We went to the super market earlier and came back with a whole jamon leg. It smelled so good! And it only costed 2.25 euros.

Armando decided to make chicharrones, so we munched on pork fat bits fried in olive oil all afternoon. Then, when finally we stopped nibbling on deep fried pork fat, Armando said “Let’s make a soup.”

He had me chop celery, carrots, green bell peppers, red bell peppers and onions into small cubes. Then, with the magic of a pressure cooker, he made a sopa de pata de jamon in less than two hours. It was one of the most delicious things I’ve ever had. Think cured bone marrow leaking out and flavoring the entire pot with the most amazing umami. To finish the soup, Armando added some fideo. It’s a type of Spanish pasta, and looks like chopped up spaghetti about 1.5 inch in length. I can’t begin to explain how it tasted to you. It was rich, salty in a smoky cured way, and loaded with minerals, and if you heard me call it liquid gold you wouldn’t even think I’m exaggerating in the slightest. I must’ve gained 5 lbs from having this pot of soup for a couple of days. It’s delicious, but enjoy in moderation or suffer the consequences.Thank god…..

The leg was pre cut

Playing with …..…… food

Marrow!

Pig # 26081. Know your food by name.

Pork skin….

More pork skin….

More pork skin….

Take a swim in the fryer

Towel dried

Chicharrones!

Chicharrones!

Veggies for the soup

Treasure inside the pressure cooker

Liquid Gold

Tortilla Espagnola de Pedro Justo

I learned to make Tortilla Espagnola Spanish Omelet from the master himself today.

Here, watch and learn.

Pedro Justo used a total of 4.5 potatoes, 1.5 small onions, and 7 eggs. I think you may want to experiment with a few less eggs.

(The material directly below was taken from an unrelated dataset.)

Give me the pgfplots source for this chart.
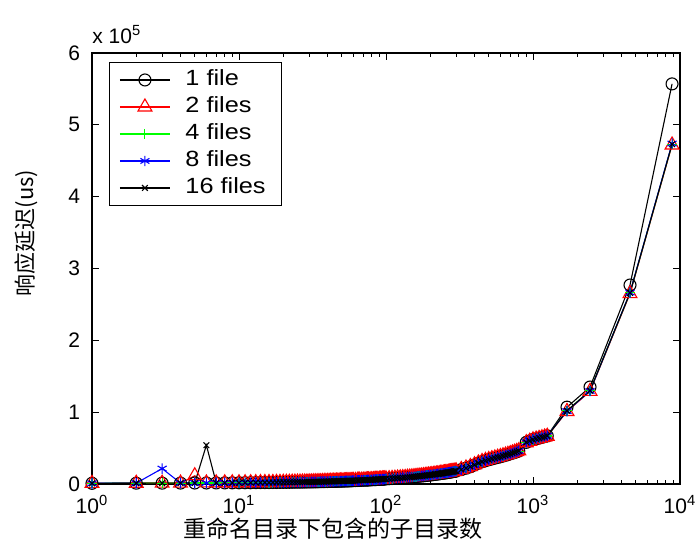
\documentclass[border=0pt]{standalone}
\usepackage{fontspec}
\setmainfont{Liberation Sans}
\newfontfamily\cjk{Noto Sans CJK SC}
\newfontfamily\legfont{Liberation Sans}[FakeStretch=1.15]
\usepackage{pgfplots}
\usepackage{pgfplotstable}
\pgfplotsset{compat=1.18}

\pgfplotstableread{
x f1 f2 f4 f8 f16
1 1000 900 950 980 920
2 1150 1050 1100 1200 1080
3 1200 1150 1180 21500 1220
4 1300 1250 1280 1350 1260
5 1400 11500 1380 1420 1350
6 1450 1500 1420 1480 54000
7 1500 1560 1480 1530 1520
8 1560 1620 1540 1600 1580
9 1620 1680 1600 1650 1640
10 1680 1740 1650 1710 1700
11 1740 1800 1710 1760 1750
12 1800 1860 1770 1820 1810
13 1860 1920 1830 1880 1870
14 1920 1980 1890 1940 1930
15 1980 2040 1950 2000 1990
16 2040 2100 2010 2060 2050
17 2100 2160 2070 2120 2110
18 2160 2220 2130 2180 2170
19 2220 2280 2190 2240 2230
20 2280 2340 2250 2300 2290
21 2340 2400 2310 2360 2350
22 2400 2460 2370 2420 2410
23 2460 2520 2430 2480 2470
24 2520 2580 2490 2540 2530
25 2580 2640 2550 2600 2590
26 2640 2700 2610 2660 2650
27 2700 2760 2670 2720 2710
28 2760 2820 2730 2780 2770
29 2820 2880 2790 2840 2830
30 2880 2940 2850 2900 2890
31 2941 3011 2901 2961 2951
32 3000 3080 2960 3020 3010
33 3063 3133 3023 3083 3073
34 3120 3200 3090 3150 3140
35 3185 3255 3145 3205 3195
36 3250 3310 3200 3270 3260
37 3307 3377 3267 3327 3317
38 3370 3440 3330 3390 3380
39 3429 3499 3389 3449 3439
40 3500 3560 3450 3520 3500
41 3551 3621 3511 3571 3561
42 3620 3690 3580 3640 3630
43 3673 3743 3633 3693 3683
44 3740 3810 3700 3760 3750
45 3795 3865 3755 3815 3805
46 3860 3930 3820 3880 3870
47 3917 3987 3877 3937 3927
48 3990 4060 3950 4010 4000
49 4039 4109 3999 4059 4049
50 4100 4180 4070 4130 4120
51 4161 4231 4121 4181 4171
52 4230 4300 4190 4250 4240
53 4283 4353 4243 4303 4293
54 4350 4420 4310 4370 4360
55 4405 4475 4365 4425 4415
56 4470 4540 4430 4490 4480
57 4527 4597 4487 4547 4537
58 4590 4660 4550 4610 4600
59 4649 4719 4609 4669 4659
60 4710 4780 4670 4730 4720
62 4830 4910 4790 4860 4840
64 4950 5030 4910 4980 4960
65 5000 5080 4960 5030 5010
66 5070 5150 5030 5100 5080
68 5190 5270 5150 5220 5200
70 5300 5380 5260 5330 5310
72 5430 5510 5390 5460 5440
74 5550 5630 5510 5580 5560
75 5600 5690 5560 5630 5610
76 5670 5750 5630 5700 5680
78 5790 5870 5750 5820 5800
80 5900 5990 5860 5930 5910
82 6030 6110 5990 6060 6040
84 6150 6230 6110 6180 6160
85 6200 6290 6160 6230 6210
86 6270 6350 6230 6300 6280
88 6390 6470 6350 6420 6400
90 6500 6600 6460 6540 6510
92 6630 6710 6590 6660 6640
94 6750 6830 6710 6780 6760
95 6800 6900 6760 6840 6810
96 6870 6950 6830 6900 6880
98 6990 7070 6950 7020 7000
100 7100 7200 7050 7140 7110
105 7375 7480 7325 7425 7385
110 7650 7750 7600 7700 7660
115 7925 8030 7875 7975 7935
120 8200 8300 8150 8250 8210
125 8475 8580 8425 8525 8485
130 8750 8860 8700 8800 8760
135 9025 9130 8975 9075 9035
140 9300 9410 9250 9350 9310
145 9575 9680 9525 9625 9585
150 9850 9960 9800 9900 9860
155 10125 10230 10075 10175 10135
160 10400 10510 10350 10450 10410
165 10675 10780 10625 10725 10685
170 10950 11060 10900 11000 10960
175 11225 11330 11175 11275 11235
180 11500 11620 11450 11550 11510
185 11775 11890 11725 11825 11785
190 12050 12170 12000 12100 12060
195 12325 12440 12275 12375 12335
200 12600 12720 12550 12650 12610
205 12875 12990 12825 12925 12885
210 13150 13270 13100 13200 13160
215 13425 13550 13375 13475 13435
220 13700 13830 13650 13750 13710
225 13975 14100 13925 14025 13985
230 14250 14380 14200 14300 14260
235 14525 14650 14475 14575 14535
240 14800 14930 14750 14850 14810
245 15075 15210 15025 15125 15085
250 15350 15490 15300 15400 15360
255 15625 15760 15575 15675 15635
260 15900 16040 15850 15950 15910
265 16175 16310 16125 16225 16185
270 16450 16590 16400 16500 16460
275 16725 16870 16675 16775 16735
280 17000 17150 16950 17050 17010
285 17275 17420 17225 17325 17285
290 17550 17700 17500 17600 17560
295 17825 17970 17775 17875 17835
300 18100 18250 18050 18150 18110
325 20000 20300 19800 20100 20050
350 22000 22300 21800 22100 22050
375 24000 24300 23800 24100 24050
400 26500 26800 26300 26600 26550
425 29000 29300 28800 29100 29050
450 31000 31300 30800 31100 31050
475 32500 32800 32300 32600 32550
500 33800 34100 33600 33900 33850
525 35000 35300 34800 35100 35050
550 36000 36300 35800 36100 36050
575 37000 37300 36800 37100 37050
600 38000 38300 37800 38100 38050
625 39000 39300 38800 39100 39050
650 40000 40300 39800 40100 40050
675 41000 41300 40800 41100 41050
700 42000 42300 41800 42100 42050
725 43000 43300 42800 43100 43050
750 44000 44300 43800 44100 44050
775 45000 45300 44800 45100 45050
800 46000 46300 45800 46100 46050
900 58000 57500 57800 58200 57900
950 60000 59500 59800 60200 59900
1000 62000 61500 61800 62200 61900
1050 63000 62500 62800 63200 62900
1100 64000 63500 63800 64200 63900
1150 65000 64500 64800 65200 64900
1200 66000 65500 65800 66200 65900
1250 67000 66500 66800 67200 66900
1703 107000 101000 102000 101500 102000
2443 135000 129000 130000 129500 130000
4570 277000 265000 266000 266500 266000
8830 557000 472000 473000 474000 473000
}\datatable

\begin{document}
\begin{tikzpicture}
\begin{axis}[
  name=ax,
  scale only axis,
  width=294pt, height=215.5pt,
  xmode=log,
  xmin=1, xmax=10000, ymin=0, ymax=6,
  clip=false,
  xtick={1,10,100,1000,10000},
  xticklabels={10\textsuperscript{0},10\textsuperscript{1},10\textsuperscript{2},10\textsuperscript{3},10\textsuperscript{4}},
  minor xtick={2,3,4,5,6,7,8,9,20,30,40,50,60,70,80,90,200,300,400,500,600,700,800,900,2000,3000,4000,5000,6000,7000,8000,9000},
  ytick={0,1,2,3,4,5,6},
  yticklabels={0,1,2,3,4,5,6},
  scaled y ticks=false,
  tick align=inside,
  major tick length=3.5pt,
  minor tick length=2.2pt,
  axis line style={line width=0.6pt},
  every tick/.style={black, line width=0.5pt},
  tick label style={font=\fontsize{10.5}{12}\selectfont},
  xticklabel style={yshift=-2pt},
  yticklabel style={xshift=-2.5pt},
  xlabel={\cjk 重命名目录下包含的子目录数},
  ylabel={\cjk 响应延迟(us)},
  xlabel style={at={(axis description cs:0.41,-0.104)}, anchor=center, font=\fontsize{11.5}{13}\selectfont},
  ylabel style={at={(axis description cs:-0.112,0.582)}, anchor=center, font=\fontsize{11}{13}\selectfont},
  legend cell align=left,
  legend style={at={(axis description cs:0.0289,0.979)}, anchor=north west,
    draw=black, fill=white, font=\legfont\fontsize{11}{13}\selectfont,
    inner xsep=5pt, inner ysep=2pt,
    nodes={inner xsep=3pt, inner ysep=1.9pt, text height=7.6pt, text depth=2.1pt},
    /tikz/every odd column/.append style={column sep=4.5pt}},
  legend image code/.code={\draw[mark repeat=2,mark phase=2,#1] plot coordinates {(0pt,0pt) (12.5pt,0pt) (25pt,0pt)};},
]
\addplot[black, line width=0.55pt, mark=o, mark size=3pt, mark options={solid, line width=0.55pt}]
  table[x=x, y expr=\thisrow{f1}/100000] {\datatable};
\addlegendentry{1 file}
\addplot[red, line width=0.55pt, mark=triangle, mark size=4pt, mark options={solid, line width=0.55pt}]
  table[x=x, y expr=\thisrow{f2}/100000] {\datatable};
\addlegendentry{2 files}
\addplot[green, line width=0.55pt, mark=+, mark size=2.5pt, mark options={solid, line width=0.55pt}]
  table[x=x, y expr=\thisrow{f4}/100000] {\datatable};
\addlegendentry{4 files}
\addplot[blue, line width=0.55pt, mark=asterisk, mark size=2.6pt, mark options={solid, line width=0.55pt}]
  table[x=x, y expr=\thisrow{f8}/100000] {\datatable};
\addlegendentry{8 files}
\addplot[black, line width=0.55pt, mark=x, mark size=2pt, mark options={solid, line width=0.55pt}]
  table[x=x, y expr=\thisrow{f16}/100000] {\datatable};
\addlegendentry{16 files}
\end{axis}
\node[anchor=base west, inner sep=0pt, font=\fontsize{10.5}{12}\selectfont] at ([yshift=5pt]ax.north west) {x 10\textsuperscript{5}};
\pgfresetboundingbox
\path ([xshift=-46pt,yshift=-28.5pt]ax.south west) rectangle ([xshift=8.5pt,yshift=26.5pt]ax.north east);
\end{tikzpicture}
\end{document}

  1. Peel then thinly slice (carpentry-style) potatoes. Russet potatoes are the best. Lightly salt.
  2. Rough chop onions. Using about 2 inches of olive oil, saute them in a flat deep pan.
  3. When onions start to brown a little, strain and separate the oil and onions. Keep the oil in the pan and set the onions aside for now.
  4. Saute potatoes in the oil from step 3 until cooked. They’ll start falling apart.                
  5. Add the onions from step 3 to the potatoes. Whip up the eggs (try 5), leave them aside for now.
  6. Strain the potatoes and onion mixture, separate the oil and solids. Leave about 1“ of oil in the pan. Mix the potatoes and onions with the eggs from step 5, then throw the entire mixture back into the pan.                                                  
  7. Using a plastic spatula, constantly free up the sides of the pan of adhesion. We also want the finished product to have a nice round edge.
  8. Flip the omelet back and forth several times (Pedro did 4 flips), using a plate / pan cover, until the omelet is firm and cooked (check with a toothpick or knife). It’s important to find a plate / cover that fits the omelet perfectly and is easy to handle.
  9. Let it chill a bit, then slice and serve. It’s delicious with a good loaf of bread, or by itself, and tastes just as good or even better the day after, served cold.